PDA

View Full Version : Chambering and Headspacing a 45-70 Gov't Sharps Rifle



77 Corvette
02-10-2015, 11:19 PM
Folks, I'm needing some guidance. I have an old beat up 1874 Sharps Rifle that I've been told is past the point of being a collectible so I'd like to make a shooter from the action and stock. I have a reproduction barrel that is threaded and pretty much ready to go. I've had the barrel dialed in so that up is up at a reasonable torque.

I'd like to be schooled in how they headspaced these old rifles. I was told that the headspacing was done with moving the barrel back until the cartridge met the block. It was crude and that if the block just marked the tooling dye but not the cartridge rim it was head spaced correctly. Is that true? Also on this particular rifle, is the rim counter sunk into the barrel or fit flush after chambering?

I know these are a lot of questions. My deceased Father in Law was a Master Machinist and Gunsmith, and this was a project we never completed. I have access to great machinists, but need some directions specific to these rifles. Experienced Gunsmiths in this area are as rare as blue moons.

Thanks in advance.

EDG
02-11-2015, 03:23 PM
>>>I was told that the headspacing was done with moving the barrel back until the cartridge met the block. It was crude and that if the block just marked the tooling dye but not the cartridge rim it was head spaced correctly.<<<

The minimum headspace for a .45-70 is a specific number in the SAAMI standard.
However the brass you use is going to be thinner.
If you set your headspace to a random case it might be too thin for many of the other cases.

I suggest that you either set your barrel up for the SAAMI number. You should be able to make your own headspace gauge.

Or set your barrel up to work with your brass. Measure all your brass and find the thinnest rims and the thickest rims.

1. Set the headspace to fit the thickest rim and all the thin ones will also fit. If you buy a thicker lot of brass in the future the cases will have to be machined.
or
2. Machine all your rims (front face) to the dimension of the thinnest rims and then fit your barrel to use that thin rim value knowing you will always have to machine your rims in the future.

montana_charlie
02-11-2015, 03:39 PM
I'd like to be schooled in how they headspaced these old rifles. I was told that the headspacing was done with moving the barrel back until the cartridge met the block.
That sounds right to me ... light contact.


Also on this particular rifle, is the rim counter sunk into the barrel or fit flush after chambering?
Yes, the case head should be flush with the end of the barrel, or only a few thousandths in from flush.

Rim thickness is the determining factor in this, with .070" being the 'nominal' rim recess depth.
Actual rim thickness will typically run .065" to .067", so .067" might be a good choice for recess depth.
Check your brass ...

CM

77 Corvette
02-12-2015, 12:08 AM
Thanks for all of the good advice. I think with that I can get close. I plan on ordering enough brass to allow some target practice and then reload, so all of the brass should be of the same manufacture. I'll check the rim thickness and see how that goes.
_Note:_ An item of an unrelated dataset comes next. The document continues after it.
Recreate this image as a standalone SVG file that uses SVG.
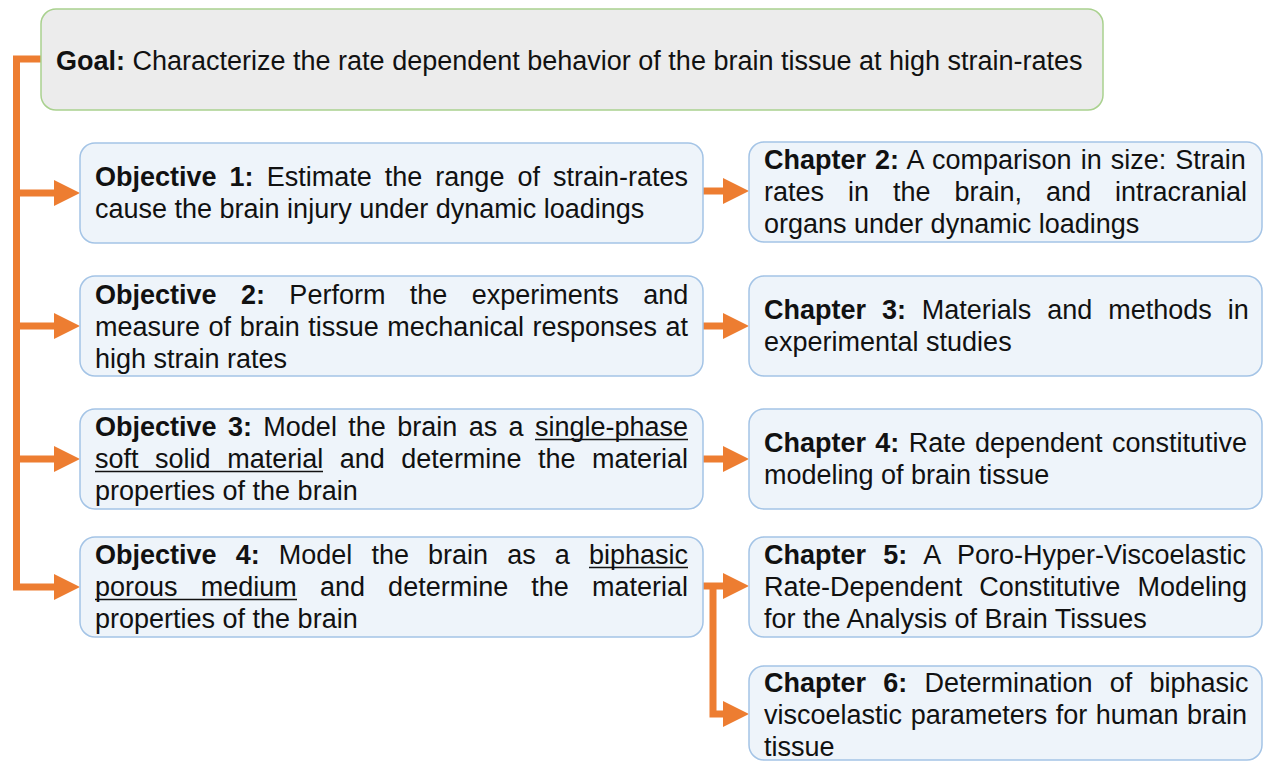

I do have one question though, if the thickest rim is the target for the recess, then won't I run the risk of blowing the rim off of the thinner ones? I don't plan on letting that happen by staying with the same brand of case.
I appreciate all of your interest.
Steve

Dale53
02-12-2015, 12:43 AM
77Corvette;
It would be quite helpful to you to section one piece of brass to see just how thick the solid head and rim are on a modern 45/70 case. If you do this, you will see that there is little danger of having a head space problem that would cause a cartridge head to rupture with this round.
Antique brass is another matter, entirely. Some of those had copper cases that gave serious problems in combat during rapid fire.

If the rifle were mine, I would simply headspace it to SAAMI standards. Modern factory 45/70's are headspaced in that manner and I am not aware of it EVER being a problem. That way, you'll be able to use any modern proper brass in the rifle.

FWIW
Dale53

77 Corvette
02-12-2015, 12:53 AM
Thanks again, for the good advice. I'm never going to use anything other than black powder so the pressures shouldn't be great enough to exceed the modern case standards.
I really do appreciate everything you folks have offered. I promise to put it to good use.